More than binary treatment

In the case of multiple discrete treatments, the stages are similar to the binary case. More precisely, the first stage is perfectly equivalent. Yet, the second stage includes a conceptual change: we arbitrarily define one treatment variant as control—the variant with index 0—and estimate pairwise treatment effects of every other variant to the control variant.

  1. Estimate a general outcome model and a propensity model:

    \[ \begin{align*} m(x) &:= \mathbb{E}[Y | X=x] \\ e(x) &:= \mathbb{P}[W = k | X=x] \end{align*} \]
  2. For each \(k \neq 0\), estimate the pairwise treatment effect \(\hat{\tau}_{0,k}^R\) between 0 and \(k\) by minimizing the R-Loss from above. In order to fit these models, we fit the pseudo outcomes only on observations of either the control group or the treatment variant group \(k\).

Note that:

  • In chapter 7, Nie et al. (2017) suggest a generalization of the R-Loss simultaneously taking all treatment variants into account. Yet, Acharki et al. (2023) point out practical shortcomings of this approach.

  • Our implementation differs subtly from the CausalML implementation: while we train a multi-class propensity model whose estimates we normalize subsequently, CausalML estimates one propensity model per control-treatment pair.

  • Rather than estimating one treatment effect per control-treatment pair, we could also estimate the treatment effects between each treatment variant.

DR-Learner

The DR-Learner was introduced by Kennedy (2020).
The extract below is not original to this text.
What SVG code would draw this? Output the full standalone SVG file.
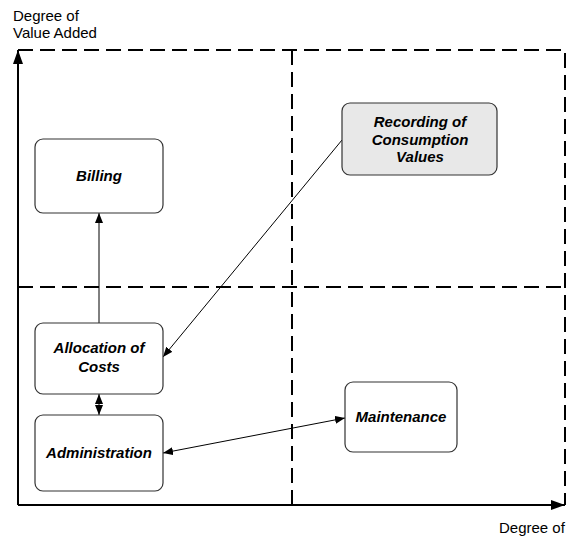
<svg xmlns="http://www.w3.org/2000/svg" width="573" height="538" viewBox="0 0 573 538">
<style>
.lbl{font-family:"Liberation Sans",Arial,sans-serif;font-size:15px;fill:#000}
.nt{font-family:"Liberation Sans",Arial,sans-serif;font-size:15px;font-weight:bold;font-style:italic;fill:#000;text-anchor:middle}
.box{fill:#fff;stroke:#333;stroke-width:1.2}
.dash{fill:none;stroke:#000;stroke-width:2;stroke-dasharray:15 7}
.ax{fill:none;stroke:#000;stroke-width:2}
.con{fill:none;stroke:#000;stroke-width:1}
</style>
<defs>
<marker id="ah" viewBox="0 0 10 8" refX="10" refY="4" markerWidth="10" markerHeight="8" markerUnits="userSpaceOnUse" orient="auto-start-reverse">
<path d="M0,0 L10,4 L0,8 z" fill="#000"/>
</marker>
<marker id="axh" viewBox="0 0 14 10" refX="14" refY="5" markerWidth="14" markerHeight="10" markerUnits="userSpaceOnUse" orient="auto">
<path d="M0,0 L14,5 L0,10 z" fill="#000"/>
</marker>
</defs>
<g id="frame">
<path class="dash" d="M18,50 H565 V505"/>
<path class="dash" d="M292,50 V505"/>
<path class="dash" d="M18,287 H565"/>
<line class="ax" x1="18" y1="505" x2="18" y2="50" marker-end="url(#axh)"/>
<line class="ax" x1="18" y1="505" x2="565" y2="505" marker-end="url(#axh)"/>
<text class="lbl" x="13" y="21">Degree of</text>
<text class="lbl" x="13" y="38">Value Added</text>
<text class="lbl" x="499" y="533">Degree of</text>
</g>
<g id="connectors">
<line class="con" x1="99" y1="323" x2="99" y2="213" marker-end="url(#ah)"/>
<line class="con" x1="99" y1="394" x2="99" y2="415" marker-start="url(#ah)" marker-end="url(#ah)"/>
<line class="con" x1="342" y1="140" x2="163" y2="357" marker-end="url(#ah)"/>
<line class="con" x1="163" y1="453" x2="345" y2="418" marker-start="url(#ah)" marker-end="url(#ah)"/>
</g>
<g id="billing">
<rect class="box" x="35" y="139" width="128" height="74" rx="8"/>
<text class="nt" x="99" y="181">Billing</text>
</g>
<g id="recording">
<rect class="box" x="342" y="103" width="155" height="72" rx="8" style="fill:#e8e8e8"/>
<text class="nt" x="420" y="127">Recording of</text>
<text class="nt" x="420" y="145">Consumption</text>
<text class="nt" x="420" y="162">Values</text>
</g>
<g id="allocation">
<rect class="box" x="35" y="323" width="128" height="71" rx="8"/>
<text class="nt" x="99" y="353">Allocation of</text>
<text class="nt" x="99" y="372">Costs</text>
</g>
<g id="administration">
<rect class="box" x="35" y="415" width="128" height="76" rx="8"/>
<text class="nt" x="99" y="458">Administration</text>
</g>
<g id="maintenance">
<rect class="box" x="345" y="382" width="112" height="70" rx="8"/>
<text class="nt" x="401" y="422">Maintenance</text>
</g>
</svg>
It consists of two stages:

  1. Estimate the conditional average outcomes for each variant and a propensity model:

    \[ \begin{align*} \mu_0 (x, w) &:= \mathbb{E}[Y(0) | X = x] \\ \mu_1 (x, w) &:= \mathbb{E}[Y(1) | X = x] \\ e(x) &:= \mathbb{E}[W = 1 | X=x] \end{align*} \]

    And construct the pseudo-outcomes:

    \[ \begin{align*} \varphi(X^i, W^i, Y^i) := \frac{W^i - \hat{e}(X^i)}{\hat{e}(X^i)(1-\hat{e}(X^i))} \big\{Y^i - \hat{\mu}_{W^i}(X^i)\big\} + \hat{\mu}_{1}(X^i) - \hat{\mu}_{0}(X^i) \end{align*} \]
  2. Estimate the CATE by regressing \(\varphi\) on \(X\):

    \[ \hat{\tau}^{DR}(x) := \mathbb{E}[\varphi(X^i, W^i, Y^i) | X^i=x] \]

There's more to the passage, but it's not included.